Dataset entries:
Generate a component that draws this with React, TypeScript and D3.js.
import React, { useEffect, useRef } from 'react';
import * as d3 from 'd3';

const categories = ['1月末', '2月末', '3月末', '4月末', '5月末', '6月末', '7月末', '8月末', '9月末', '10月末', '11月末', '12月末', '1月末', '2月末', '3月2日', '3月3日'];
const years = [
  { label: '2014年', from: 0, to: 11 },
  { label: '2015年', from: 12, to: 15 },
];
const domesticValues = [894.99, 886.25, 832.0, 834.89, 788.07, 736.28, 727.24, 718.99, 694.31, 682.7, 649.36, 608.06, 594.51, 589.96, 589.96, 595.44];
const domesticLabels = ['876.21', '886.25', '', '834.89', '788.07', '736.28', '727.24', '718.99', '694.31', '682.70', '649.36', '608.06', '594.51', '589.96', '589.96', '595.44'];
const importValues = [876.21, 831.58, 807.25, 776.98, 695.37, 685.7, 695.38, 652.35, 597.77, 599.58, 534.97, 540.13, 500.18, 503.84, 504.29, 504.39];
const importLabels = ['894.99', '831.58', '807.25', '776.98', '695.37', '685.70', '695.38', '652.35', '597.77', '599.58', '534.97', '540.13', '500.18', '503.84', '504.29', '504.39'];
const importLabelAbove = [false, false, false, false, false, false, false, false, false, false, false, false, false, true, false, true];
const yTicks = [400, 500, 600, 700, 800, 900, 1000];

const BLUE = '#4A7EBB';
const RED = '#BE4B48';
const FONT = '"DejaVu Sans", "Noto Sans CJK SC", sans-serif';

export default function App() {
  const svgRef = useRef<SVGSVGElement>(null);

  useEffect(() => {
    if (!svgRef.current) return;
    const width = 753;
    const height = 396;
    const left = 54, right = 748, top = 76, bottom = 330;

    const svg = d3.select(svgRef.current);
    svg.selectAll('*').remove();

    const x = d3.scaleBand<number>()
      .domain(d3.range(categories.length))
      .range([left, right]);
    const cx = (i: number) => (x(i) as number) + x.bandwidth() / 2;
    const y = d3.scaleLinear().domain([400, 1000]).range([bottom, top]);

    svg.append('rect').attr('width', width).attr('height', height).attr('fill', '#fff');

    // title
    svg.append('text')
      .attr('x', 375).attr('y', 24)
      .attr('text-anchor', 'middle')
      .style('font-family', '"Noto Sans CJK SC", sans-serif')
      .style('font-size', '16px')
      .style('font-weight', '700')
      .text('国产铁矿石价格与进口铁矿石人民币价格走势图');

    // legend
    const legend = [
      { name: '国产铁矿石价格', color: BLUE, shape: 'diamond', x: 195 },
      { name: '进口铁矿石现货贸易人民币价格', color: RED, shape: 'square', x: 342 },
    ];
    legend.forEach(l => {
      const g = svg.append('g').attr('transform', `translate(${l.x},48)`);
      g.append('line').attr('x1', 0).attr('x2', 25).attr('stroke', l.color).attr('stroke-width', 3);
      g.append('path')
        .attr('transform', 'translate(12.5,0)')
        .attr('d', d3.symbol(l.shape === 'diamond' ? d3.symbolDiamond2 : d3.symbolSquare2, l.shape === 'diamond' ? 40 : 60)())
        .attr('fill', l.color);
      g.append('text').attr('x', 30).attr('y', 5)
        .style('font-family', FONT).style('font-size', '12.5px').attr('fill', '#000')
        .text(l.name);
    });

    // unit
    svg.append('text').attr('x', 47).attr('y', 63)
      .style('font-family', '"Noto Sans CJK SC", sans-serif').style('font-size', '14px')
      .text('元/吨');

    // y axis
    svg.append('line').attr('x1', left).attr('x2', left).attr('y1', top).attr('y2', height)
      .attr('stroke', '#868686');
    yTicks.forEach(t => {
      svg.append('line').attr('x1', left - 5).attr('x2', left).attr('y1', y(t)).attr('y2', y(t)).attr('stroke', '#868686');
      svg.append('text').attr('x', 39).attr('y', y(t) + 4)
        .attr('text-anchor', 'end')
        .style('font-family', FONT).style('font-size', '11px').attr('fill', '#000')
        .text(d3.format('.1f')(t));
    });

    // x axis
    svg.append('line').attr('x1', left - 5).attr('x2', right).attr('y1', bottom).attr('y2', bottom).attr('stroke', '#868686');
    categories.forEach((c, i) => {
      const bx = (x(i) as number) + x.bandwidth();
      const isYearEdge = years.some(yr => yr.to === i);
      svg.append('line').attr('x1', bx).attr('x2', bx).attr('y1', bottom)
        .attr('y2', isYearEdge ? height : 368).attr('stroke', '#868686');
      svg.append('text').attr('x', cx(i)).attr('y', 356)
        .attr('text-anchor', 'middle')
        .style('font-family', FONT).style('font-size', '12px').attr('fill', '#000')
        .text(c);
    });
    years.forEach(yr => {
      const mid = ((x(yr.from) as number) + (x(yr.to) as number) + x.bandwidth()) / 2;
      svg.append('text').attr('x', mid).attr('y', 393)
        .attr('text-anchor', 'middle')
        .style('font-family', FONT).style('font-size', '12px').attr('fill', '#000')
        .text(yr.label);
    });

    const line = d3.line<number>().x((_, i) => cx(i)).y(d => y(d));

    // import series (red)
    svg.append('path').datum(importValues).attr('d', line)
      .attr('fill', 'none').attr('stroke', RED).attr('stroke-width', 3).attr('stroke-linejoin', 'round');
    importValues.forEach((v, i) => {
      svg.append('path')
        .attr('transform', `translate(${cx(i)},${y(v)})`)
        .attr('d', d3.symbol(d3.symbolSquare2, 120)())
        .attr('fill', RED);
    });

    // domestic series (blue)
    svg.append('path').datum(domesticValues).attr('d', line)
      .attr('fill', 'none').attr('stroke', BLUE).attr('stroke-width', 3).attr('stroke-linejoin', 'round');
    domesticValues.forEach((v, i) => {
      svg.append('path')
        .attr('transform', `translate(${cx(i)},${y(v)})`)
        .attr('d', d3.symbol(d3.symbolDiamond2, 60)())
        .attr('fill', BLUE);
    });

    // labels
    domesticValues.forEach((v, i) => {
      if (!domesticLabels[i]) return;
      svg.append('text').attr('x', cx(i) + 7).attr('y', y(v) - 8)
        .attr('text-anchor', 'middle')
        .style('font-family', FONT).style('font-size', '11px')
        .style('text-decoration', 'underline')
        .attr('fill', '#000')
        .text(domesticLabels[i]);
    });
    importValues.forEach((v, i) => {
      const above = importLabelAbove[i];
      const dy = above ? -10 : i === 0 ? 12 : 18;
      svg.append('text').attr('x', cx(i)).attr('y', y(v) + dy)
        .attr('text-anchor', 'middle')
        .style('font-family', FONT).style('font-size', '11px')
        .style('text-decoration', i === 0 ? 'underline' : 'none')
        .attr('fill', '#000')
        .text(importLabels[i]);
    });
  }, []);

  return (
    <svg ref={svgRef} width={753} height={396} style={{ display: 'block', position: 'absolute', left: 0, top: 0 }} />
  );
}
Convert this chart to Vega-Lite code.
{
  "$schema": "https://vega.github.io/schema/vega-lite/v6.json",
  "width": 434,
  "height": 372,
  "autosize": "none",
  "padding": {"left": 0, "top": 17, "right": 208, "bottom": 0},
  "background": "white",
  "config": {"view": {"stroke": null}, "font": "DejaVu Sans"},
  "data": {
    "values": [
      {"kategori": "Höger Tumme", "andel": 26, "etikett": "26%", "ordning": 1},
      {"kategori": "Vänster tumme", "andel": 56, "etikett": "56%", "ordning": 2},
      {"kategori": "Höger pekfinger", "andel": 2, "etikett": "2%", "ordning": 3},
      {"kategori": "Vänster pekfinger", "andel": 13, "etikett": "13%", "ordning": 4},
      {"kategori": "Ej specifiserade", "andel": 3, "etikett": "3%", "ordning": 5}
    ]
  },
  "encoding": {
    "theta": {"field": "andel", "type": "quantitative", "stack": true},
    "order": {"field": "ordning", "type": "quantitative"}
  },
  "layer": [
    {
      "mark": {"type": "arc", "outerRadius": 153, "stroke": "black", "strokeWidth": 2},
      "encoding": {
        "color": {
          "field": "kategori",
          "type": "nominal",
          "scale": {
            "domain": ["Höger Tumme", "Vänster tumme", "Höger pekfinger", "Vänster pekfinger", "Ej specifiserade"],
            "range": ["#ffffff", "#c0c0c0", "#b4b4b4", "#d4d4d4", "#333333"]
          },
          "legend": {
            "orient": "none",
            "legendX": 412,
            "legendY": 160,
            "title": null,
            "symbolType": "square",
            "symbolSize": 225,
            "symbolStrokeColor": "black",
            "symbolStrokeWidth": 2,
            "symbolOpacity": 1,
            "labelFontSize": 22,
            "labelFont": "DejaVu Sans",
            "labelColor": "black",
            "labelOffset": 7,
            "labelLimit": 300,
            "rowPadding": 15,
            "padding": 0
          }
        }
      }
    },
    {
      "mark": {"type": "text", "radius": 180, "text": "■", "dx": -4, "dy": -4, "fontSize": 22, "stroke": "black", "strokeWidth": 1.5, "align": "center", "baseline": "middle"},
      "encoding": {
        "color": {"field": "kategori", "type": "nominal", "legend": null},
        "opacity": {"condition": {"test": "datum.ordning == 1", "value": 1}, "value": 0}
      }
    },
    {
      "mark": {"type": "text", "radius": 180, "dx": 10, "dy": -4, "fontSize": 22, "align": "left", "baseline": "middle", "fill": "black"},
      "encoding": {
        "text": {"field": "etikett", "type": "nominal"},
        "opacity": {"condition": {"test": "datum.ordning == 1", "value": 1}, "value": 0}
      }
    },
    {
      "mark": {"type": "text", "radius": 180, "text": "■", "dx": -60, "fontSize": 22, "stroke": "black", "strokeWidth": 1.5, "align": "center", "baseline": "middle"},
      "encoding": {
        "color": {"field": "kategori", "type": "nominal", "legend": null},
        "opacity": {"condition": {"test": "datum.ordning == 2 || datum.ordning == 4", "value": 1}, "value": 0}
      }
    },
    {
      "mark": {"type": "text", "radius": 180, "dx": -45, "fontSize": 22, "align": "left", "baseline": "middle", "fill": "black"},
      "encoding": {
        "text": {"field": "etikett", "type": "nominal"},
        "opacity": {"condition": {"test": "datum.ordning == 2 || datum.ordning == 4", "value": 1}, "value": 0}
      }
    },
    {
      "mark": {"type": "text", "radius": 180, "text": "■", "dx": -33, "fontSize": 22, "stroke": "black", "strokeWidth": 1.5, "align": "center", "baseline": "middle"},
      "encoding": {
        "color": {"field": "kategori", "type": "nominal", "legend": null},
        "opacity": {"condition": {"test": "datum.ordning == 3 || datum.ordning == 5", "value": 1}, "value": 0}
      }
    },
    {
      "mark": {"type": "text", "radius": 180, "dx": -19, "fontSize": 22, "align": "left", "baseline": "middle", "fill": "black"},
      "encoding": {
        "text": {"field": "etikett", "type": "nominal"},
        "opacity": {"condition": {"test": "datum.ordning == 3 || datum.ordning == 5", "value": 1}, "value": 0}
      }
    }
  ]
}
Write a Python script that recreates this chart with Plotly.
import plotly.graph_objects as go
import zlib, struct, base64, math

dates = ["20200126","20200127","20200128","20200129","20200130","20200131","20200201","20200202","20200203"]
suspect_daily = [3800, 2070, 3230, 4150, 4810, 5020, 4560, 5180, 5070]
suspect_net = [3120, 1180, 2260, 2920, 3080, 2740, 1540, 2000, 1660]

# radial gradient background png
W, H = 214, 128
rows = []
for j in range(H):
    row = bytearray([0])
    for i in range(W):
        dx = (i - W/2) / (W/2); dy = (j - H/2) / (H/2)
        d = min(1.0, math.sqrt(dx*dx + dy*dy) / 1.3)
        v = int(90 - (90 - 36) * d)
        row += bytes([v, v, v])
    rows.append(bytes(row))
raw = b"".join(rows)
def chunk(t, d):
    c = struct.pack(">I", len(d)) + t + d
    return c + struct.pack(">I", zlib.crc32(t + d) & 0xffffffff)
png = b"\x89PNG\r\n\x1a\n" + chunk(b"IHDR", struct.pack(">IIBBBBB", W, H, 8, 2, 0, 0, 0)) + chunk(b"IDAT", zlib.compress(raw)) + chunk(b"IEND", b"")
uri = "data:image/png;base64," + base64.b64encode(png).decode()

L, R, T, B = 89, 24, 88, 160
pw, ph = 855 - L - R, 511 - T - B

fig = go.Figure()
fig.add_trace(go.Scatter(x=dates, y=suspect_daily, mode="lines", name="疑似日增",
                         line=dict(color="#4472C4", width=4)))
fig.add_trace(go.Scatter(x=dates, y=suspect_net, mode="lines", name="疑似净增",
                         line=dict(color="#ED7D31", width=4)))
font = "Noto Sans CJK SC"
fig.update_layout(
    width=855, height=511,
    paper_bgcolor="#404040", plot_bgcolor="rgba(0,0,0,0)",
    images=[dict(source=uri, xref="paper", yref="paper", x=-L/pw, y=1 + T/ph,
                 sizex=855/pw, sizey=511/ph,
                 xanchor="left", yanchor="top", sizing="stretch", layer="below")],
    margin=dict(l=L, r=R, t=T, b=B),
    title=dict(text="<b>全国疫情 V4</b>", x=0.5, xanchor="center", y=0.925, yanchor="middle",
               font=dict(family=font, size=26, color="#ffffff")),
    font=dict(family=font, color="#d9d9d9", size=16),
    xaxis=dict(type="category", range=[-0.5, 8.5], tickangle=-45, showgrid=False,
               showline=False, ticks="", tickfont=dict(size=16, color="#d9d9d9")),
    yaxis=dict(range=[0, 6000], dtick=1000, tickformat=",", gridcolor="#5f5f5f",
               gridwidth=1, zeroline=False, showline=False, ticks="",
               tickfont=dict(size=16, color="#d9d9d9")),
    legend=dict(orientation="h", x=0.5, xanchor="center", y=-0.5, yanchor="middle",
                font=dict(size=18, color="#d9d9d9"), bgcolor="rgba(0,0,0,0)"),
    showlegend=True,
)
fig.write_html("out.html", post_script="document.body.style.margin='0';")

Stated exercise:
Review the material and copy each line in which the word "React" appears.

Result for this exercise:
Generate a component that draws this with React, TypeScript and D3.js.
import React, { useEffect, useRef } from 'react';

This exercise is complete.